Building Edison’s Bulb
Edison gets credit for inventing the incandescent light bulb, but few of us would own one were it not for the Corning Ribbon Machine. For more than 70 years, this machine and its successors have churned out the bulbous glass shells that house fragile filaments. Not the most glamorous of tasks, but by performing it cheaply and quickly this machine revolutionized an industry and, ultimately, helped light our world.
For years after Edison built the first electric light bulb in 1879, his favorite invention served only as a laboratory device. Large-scale manufacture of Edison’s contraption was impossible because the glass had to be blown by hand-a time-consuming and prohibitively expensive process. Though glass companies spent decades of research and development to automate the process, progress was disappointingly slow. Then, in 1926, Corning Glass Works introduced the Ribbon Machine and put an end to the bulb production problem. Today, modern versions of the machine make more than 2 billion glass shells each year. A mere 15 ribbon machines would be enough to fill the entire world’s need for regular-sized incandescent bulbs and ensure that, wherever electricity flows, there can be light.

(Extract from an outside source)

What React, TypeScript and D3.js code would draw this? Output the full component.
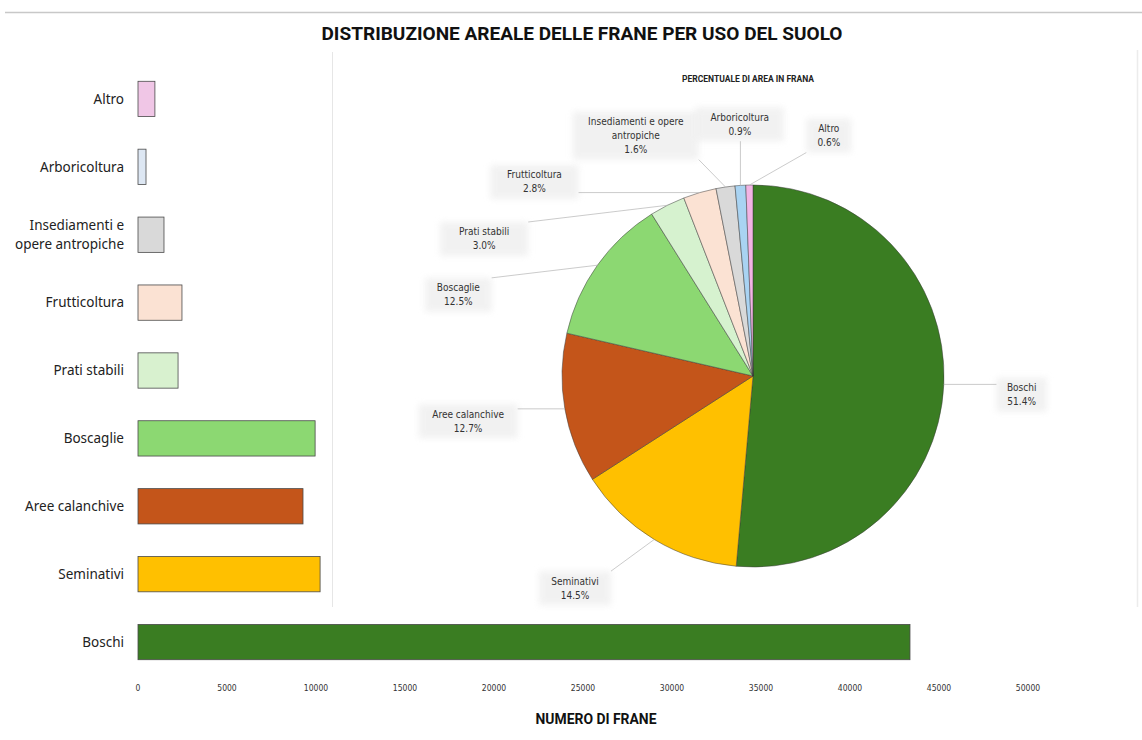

The machine’s design is ingenious. A melting tank above one end feeds a continuous stream of molten glass down between two water-cooled steel cylinders. The cylinders rotate and flatten the glass into a ribbon-only one-eighth of an inch thick-extruded onto a horizontal metal conveyor belt. Still about 1100C, the glass begins to fall through regularly spaced holes in the belt. Then plungers drop onto the ribbon from above and blast pressurized air into each sagging bulge, forcing it to expand. At the same time, rotating split molds below the conveyor belt briefly clamp together around the forming bulbs, ensuring the proper size and shape. Finally, a small metal tool breaks each newly formed bulb from the ribbon, and the excess glass is fed back into the melting tank.